Interestingly their default temperature is medium well, but not for the reason you'd guess. They aren't worried about getting you sick. Rather, they are worried about you getting sick of their burger. When I asked for mine medium rare, I was directed to medium. The explanation: medium rare results in a "too buttery" burger. I was suspicious and hopeful all at the same time. Medium it was.
The Korean influence on this burger is apparent from the get go. The vinaigrette and aioli stepped forward immediately and made for a delicate sweetness that was beguiling. It matched the healthy portioning of lettuce, tomato, and onion really nicely. The beef itself wasn't as full-flavored as I'd hoped, but this was, in large portion, due to its portioning.

The flaky, almost hard roll-style bun and toppings weren't in proper ratio with the beef.
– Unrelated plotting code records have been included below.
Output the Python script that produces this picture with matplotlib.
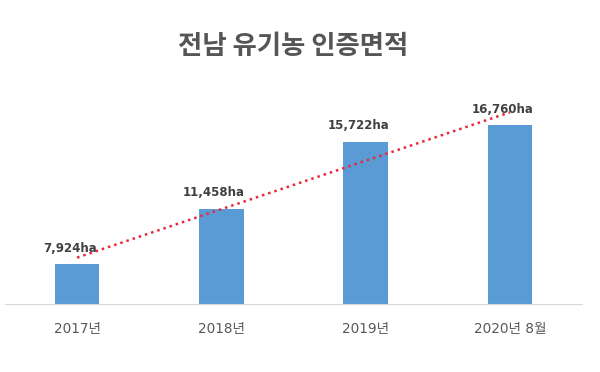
import numpy as np
import matplotlib
matplotlib.use('Agg')
import matplotlib.pyplot as plt

plt.rcParams['font.family'] = ['DejaVu Sans', 'Noto Sans CJK KR']

categories = ['2017년', '2018년', '2019년', '2020년 8월']
areas = [7924, 11458, 15722, 16760]
value_labels = ['7,924ha', '11,458ha', '15,722ha', '16,760ha']

fig = plt.figure(figsize=(6, 3.72), dpi=100)
ax = fig.add_axes([5 / 600, 1 - 304 / 372, 577 / 600, 214 / 372])

x = np.arange(len(categories))
ax.bar(x, areas, width=0.31, color='#5B9BD5', zorder=2)

# linear trendline like the excel one
coef = np.polyfit(x, areas, 1)
ax.plot(x[[0, -1]], np.polyval(coef, x[[0, -1]]), color='#E8283C', ls=(0, (1, 1.6)),
        lw=1.8, zorder=3)

for xi, v, lab in zip(x, areas, value_labels):
    ax.annotate(lab, (xi - 0.05, v), xytext=(0, 7), textcoords='offset points',
                ha='center', va='bottom', fontsize=8.5, fontweight='bold', color='#404040')

ax.set_xlim(-0.5, 3.5)
ax.set_ylim(5400, 19000)
ax.set_xticks(x)
ax.set_xticklabels(categories, fontsize=9.8, color='#595959')
ax.tick_params(axis='x', length=0, pad=13)
ax.set_yticks([])
for s in ['top', 'right', 'left']:
    ax.spines[s].set_visible(False)
ax.spines['bottom'].set_color('#D9D9D9')

fig.text(293 / 600, 1 - 46 / 372, '전남 유기농 인증면적', ha='center', va='center',
         fontsize=19, fontweight='bold', color='#555555', family='Noto Sans CJK KR')

fig.savefig('out.png', dpi=100, facecolor='white')
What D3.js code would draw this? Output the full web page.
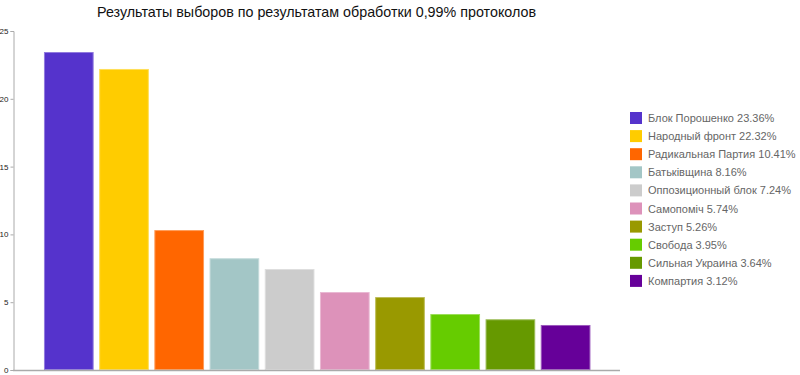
<!DOCTYPE html>
<html>
<head>
<meta charset="utf-8">
<script src="https://cdn.jsdelivr.net/npm/d3@7"></script>
<style>
  body { margin: 0; background: #fff; }
  text { font-family: "Liberation Sans", Arial, sans-serif; }
</style>
</head>
<body>
<svg id="chart" width="800" height="375"></svg>
<script>
// data
var parties = ['Блок Порошенко', 'Народный фронт', 'Радикальная Партия', 'Батьківщина',
    'Оппозиционный блок', 'Самопоміч', 'Заступ', 'Свобода', 'Сильная Украина', 'Компартия'];
var barValues = [23.45, 22.2, 10.32, 8.24, 7.45, 5.75, 5.38, 4.13, 3.74, 3.32];
var legendPct = ['23.36%', '22.32%', '10.41%', '8.16%', '7.24%', '5.74%', '5.26%', '3.95%', '3.64%', '3.12%'];
var colors = ['#5533cc', '#ffcc00', '#ff6600', '#a3c6c6', '#cccccc',
    '#dd92ba', '#999900', '#66cc00', '#669900', '#660099'];
var yTicks = [0, 5, 10, 15, 20, 25];
var title = 'Результаты выборов по результатам обработки 0,99% протоколов';

var svg = d3.select('#chart');

var plotLeft = 13, plotRight = 620, plotTop = 31, plotBottom = 370;

var x = d3.scaleBand()
    .domain(parties)
    .range([41.2, 593.2])
    .paddingInner(0.1)
    .paddingOuter(0.05);

var y = d3.scaleLinear()
    .domain([0, 25])
    .range([plotBottom, plotTop]);

var color = d3.scaleOrdinal().domain(parties).range(colors);

// title
svg.append('text')
    .attr('x', (plotLeft + plotRight) / 2)
    .attr('y', 17)
    .attr('text-anchor', 'middle')
    .style('font-size', '14.3px')
    .style('fill', '#111')
    .text(title);

// bars
svg.append('g').selectAll('rect')
    .data(barValues)
    .enter().append('rect')
    .attr('x', function (d, i) { return x(parties[i]) + 0.5; })
    .attr('y', function (d) { return y(d) + 0.5; })
    .attr('width', x.bandwidth() - 1)
    .attr('height', function (d) { return y(0) - y(d) - 1; })
    .attr('fill', function (d, i) { return colors[i]; })
    .attr('stroke', function (d, i) { return d3.interpolateRgb(colors[i], '#fff')(0.35); })
    .attr('stroke-width', 1);

// y axis
var yAxis = d3.axisLeft(y).tickValues(yTicks).tickSize(3).tickPadding(2);
var gy = svg.append('g')
    .attr('transform', 'translate(' + (plotLeft + 0.5) + ',0)')
    .call(yAxis);
gy.select('.domain').attr('stroke', '#aaa');
gy.selectAll('.tick line').attr('stroke', '#aaa');
gy.selectAll('.tick text')
    .style('font-size', '8px')
    .style('fill', '#222')
    .style('font-family', '"Liberation Sans", Arial, sans-serif');

// x axis line
svg.append('line')
    .attr('x1', plotLeft)
    .attr('x2', plotRight)
    .attr('y1', plotBottom + 0.5)
    .attr('y2', plotBottom + 0.5)
    .attr('stroke', '#aaa')
    .attr('stroke-width', 1.5);

// legend
var legend = svg.append('g')
    .attr('transform', 'translate(630,112)');

var item = legend.selectAll('g')
    .data(parties)
    .enter().append('g')
    .attr('transform', function (d, i) { return 'translate(0,' + (i * 18.1) + ')'; });

item.append('rect')
    .attr('width', 12)
    .attr('height', 12)
    .attr('fill', function (d) { return color(d); });

item.append('text')
    .attr('x', 18)
    .attr('y', 10)
    .style('font-size', '11px')
    .style('fill', '#666')
    .text(function (d, i) { return d + ' ' + legendPct[i]; });
</script>
</body>
</html>
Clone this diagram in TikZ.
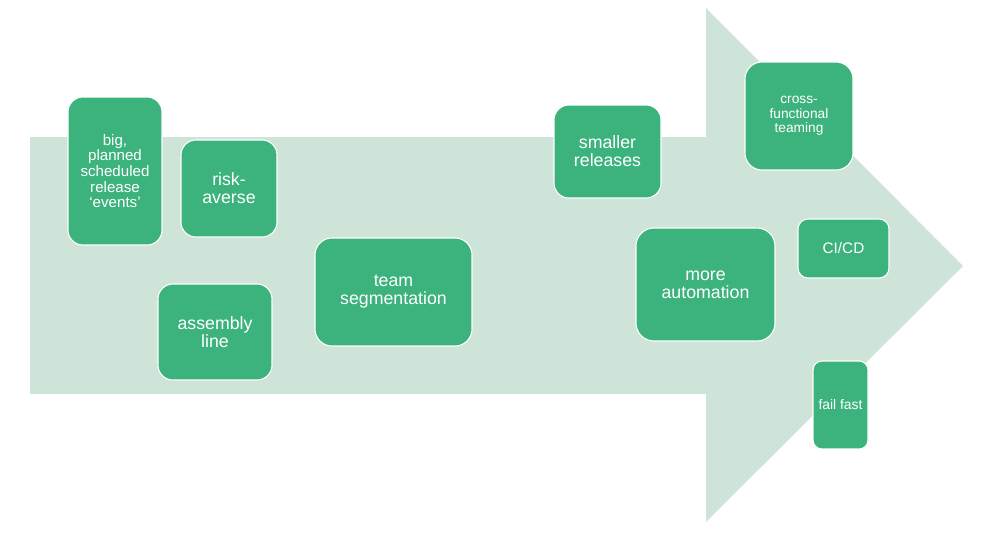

Further, an otherwise tasty patty got an odd grind grind. It was especially fine giving the meat a smooth texture that just doesn't work for a burger. In fact, I'd guess a coarser and more loosely packed Kalbi patty would allow for a cooler temperature to work on this burger. That said, all of the flavors were great. Well, all except one. The American cheese struck me as out of place. The distinctive tang didn't match the rest of the burger and felt like one topping too many.

I also tried the Saigon Burger. This Vietnamese-influenced burger is a straight Angus chuck patty topped with cucumber, jalapeno, cilantro. pickled carrot, radish, and Saigon sauce. Again, the distinctive Asian flavors popped. The toppings on this burger were truly excellent and certainly an argument for East meeting West.

I tried the regular and salt and vinegar fries. Both start as frozen skinny cuts that get one go in the oil. The regular fries are just good, but that's good enough. The salt and vinegar, while having excellent flavor came out soggy, which was a turn off. I also tried the homemade chili, and if you go to Kalbi Burger you should too. It's deep, developed all-meat chili that gets its flavor as much from the earthiness of some herbs (bay leaves, et al.) as it does a hit of chili powder. Mixed with cheese and red onion it was a surprising treat.
Kalbi Burger doesn't make the grade on all counts, but not every aspect of the burger has to be an A. Yes, their grind should be worked out and their bun issues could be solved with a simple commercial order from Sysco, let alone using any of a number of great local bakeries, but there is still something to like about this place. Did I just say that I don't like the grind and the bun, but I still think there is something to like about a burger? I guess I did. Strange as it is, I still enjoyed aspects of my meal despite the burger-ness of Kalbi letting me down. The toppings were really tasty and I think they have promise for being part of a great fusion dish. For now, it's just OK.